Anyway, we trotted in and again, Nay jumped the shit out of it, landed left and continued back around. We very much had to worked on collecting because someone thought this jump was awesome… Once we landed wrong and I asked too late (hind legs were already to the outside). Once Nay even tossed in a full change on the landing to show just how special he is. And once I didn’t hold enough and we took a flyer. Really. And almost crashed into a standard on the landing (no steering — Nay doesn’t steer on his own). And somehow I managed NOT to fall off? I mean, I almost did, but I saved it.

And with that, I have a new horse. He says he doesn’t want to be a hunter, but rather a jumper. But whatever he is, he’s bold and brave and it’s very different. I’m also going to have my trainer hop on him at the start of my lessons here and there (thinking 1x/month) just to make sure I’m not screwing him up too much.

Maybe this weekend I’ll have media?

Nay Nay-locks and the Three Rides

Nay Nay in cross ties sticking out his tongue wearing floral boots
He has the best personality

For the first time in a month, I FINALLY took a lesson on Nay Nay (no media at all because why would I have media?). The lesson was wonderful, the rest of my rides were… less so. It seems like I had 3 different horses on my 3 different rides. All (well, many) of Nay’s personalities came out this week.

I’ll start with the lesson. It was Tuesday morning and the weather was absolutely fantastic. It was warm and sunny and just perfect. The majority of the lesson focused on flatwork. Bending, using my inside leg/spur, and making sure Nay moved off the pressure. He’s SO MUCH BETTER going right vs left. To the right, because he is SO MUCH stronger now, we focused the order of operations: leg/spur, inside hand to get the bend, then take hand off the neck.

Eventually, the canter. Right lead is good, but we’ve lost the left lead. I mean, we got it, but it took a few tries.

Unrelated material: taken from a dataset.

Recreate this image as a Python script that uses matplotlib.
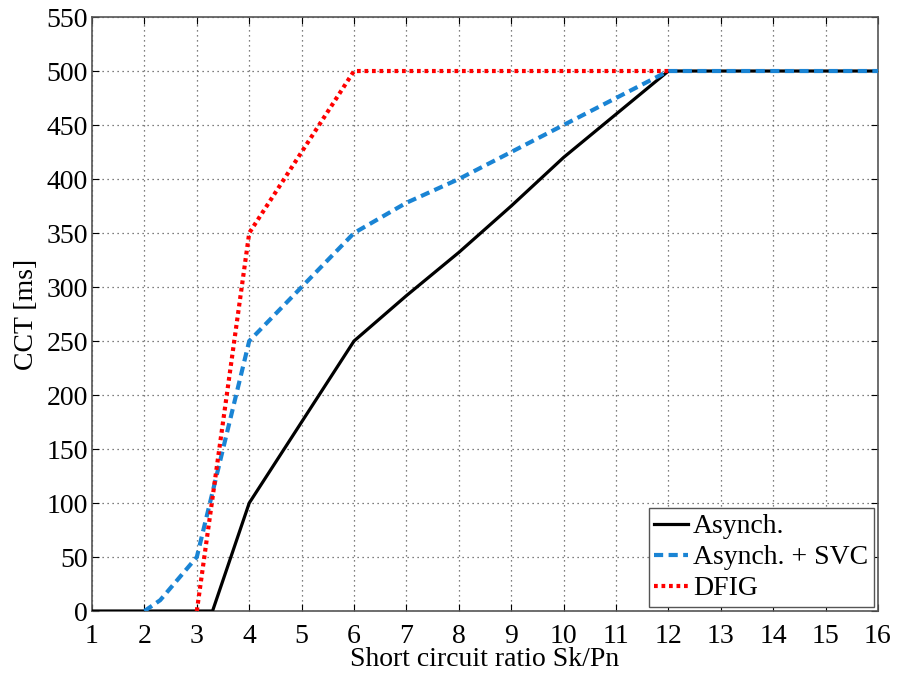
import matplotlib
matplotlib.use("Agg")
import matplotlib.pyplot as plt

x_async = [1, 3.3, 4, 6, 7, 8, 9, 10, 11, 12, 16]
y_async = [0, 0, 100, 250, 292, 332, 375, 420, 460, 500, 500]

x_svc = [2, 2.3, 3, 4, 5, 6, 7, 8, 9, 10, 11, 12, 16]
y_svc = [0, 10, 50, 250, 300, 350, 378, 400, 425, 450, 475, 500, 500]

x_dfig = [3, 4, 6, 12]
y_dfig = [0, 350, 500, 500]

xticks = list(range(1, 17))
yticks = list(range(0, 551, 50))

plt.rcParams['font.family'] = ['Liberation Serif', 'DejaVu Serif']
fig = plt.figure(figsize=(8.97, 6.73), dpi=100)
ax = fig.add_axes([0.1026, 0.0921, 0.8762, 0.8826])

ax.plot(x_async, y_async, color='black', lw=2.3, label='Asynch.', zorder=3)
ax.plot(x_svc, y_svc, color='#1a84d4', lw=3, ls=(0, (2.2, 1.3)), label='Asynch. + SVC', zorder=3)
ax.plot(x_dfig, y_dfig, color='#ff0000', lw=3, ls=(0, (0.9, 0.9)), label='DFIG', zorder=3)

ax.set_xlim(1, 16)
ax.set_ylim(0, 550)
ax.set_xticks(xticks)
ax.set_yticks(yticks)
ax.tick_params(direction='in', top=True, right=True, labelsize=20, length=5)
ax.tick_params(axis='x', pad=9)
ax.tick_params(axis='y', pad=3)
ax.grid(True, color='#555555', ls=(0, (1, 3)), lw=0.9)
for s in ax.spines.values():
    s.set_color('#555555')
    s.set_linewidth(1.2)
ax.set_xlabel('Short circuit ratio Sk/Pn', fontsize=20, labelpad=-1)
ax.set_ylabel('CCT [ms]', fontsize=20, labelpad=5)

leg = ax.legend(loc='lower right', fontsize=20, fancybox=False, framealpha=1,
                edgecolor='#555555', handlelength=1.2, handletextpad=0.2,
                borderpad=0.2, labelspacing=0.2, borderaxespad=0.15)
leg.get_frame().set_linewidth(1.0)

fig.savefig('out.png', dpi=100)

We kept our jumps small. Just a small astro-turf covered box which we trotted over once and then cantered over in a circle a few times each direction. To the right, he’s super quiet while to the left? He’s fine, just occasionally gets a touch… speedy. Not fast, just speedy. The right used to feel speedy and then we found balance. Now the left feels that way. So we need to figure that out. We trotted then cantered a small gate a couple of times before calling it a day and going home.

We followed up Tuesday with a Saturday ride. It was sunny, but windy. Not like Friday (50-60 mph gusts), but still crazy windy). I considered riding outside but after putting a jump back up (as well as chairs back up), they promptly fell over. I decided to take advantage of the indoor. What I had was a tense horse. I lunged and still felt like Nay was ready to jump out of his skin. He was quiet when I led him around the outdoor, but inside? Eh. He wasn’t bad, just not good. I never even cantered. I felt like I valued life and chickened out. We did a lot of halting and backing and trotting (and scooting). It was fine, just not fun. I did trot him over some poles and a cross rail and he was fine. He even jumped a small vertical with flowers and never got fast, but I wasn’t able to get rid of the tension the entire ride. His tension brought me tension. I was out at the barn solo so I didn’t push very far either.

Nay Nay grazing next to the ring of fallen jumps
Hanging out next to the ring of fallen jumps
Marble with the lilac
Lilac season (and Marble — it’s always Marble season)

Sunday? I anticipated an empty barn as it was listed on the schedule book as a no lesson day but there were several cars when I arrived. I dragged my husband as I wasn’t feeling well. Wind came back, but nothing terrible and temps were back up in the 80s. By the time I was out in the ring outside, all other horses had cleared out. Nay didn’t have the calm aura of yesterday when we first walked outside, but with the warm weather, I decided not to lunge. We started off with some tension, but mostly energy. We trotted for a while, just working on moving over when I asked. I held him together to the left (scooting stopped after a minute or so — too hot for antics), but to the right? I finally gave in. He wanted to canter. All he wanted to do was canter. So if he wanted to canter? We’d canter for as long as I wanted to canter which was much longer than he wanted to canter. I then tried to canter to the left but failed. I could not uncurl him and before either of us got frustrated/confused, I stopped. Instead, we trotted our green astro-turf brush box, landed the left lead, and cantered for several minutes. Nay decided to play as much as he possibly could, but he’s Nay. He doesn’t (usually) buck or bolt, just tosses his head and flings his front legs without actually doing anything.

We ended by trotting and cantering the same jump to the right and he was quieter that way. I could have done more. He probably needed more. But we were successful and I was tired. Sometimes you end on a good note.

There are times that you think, “My horse feels like he’s going to run off with me!” But Nay was never actually running off with me. He just had energy. Why this week brought excess energy, I don’t know. I’m sure he needs to be ridden more, that can never hurt. Regardless, if he keeps up this level of energy, I’ll learn to ride it. It’s better when it’s without the attitude! Sunday was much better than Saturday, but he was still a dream to ride (and much less of a workout) on Tuesday!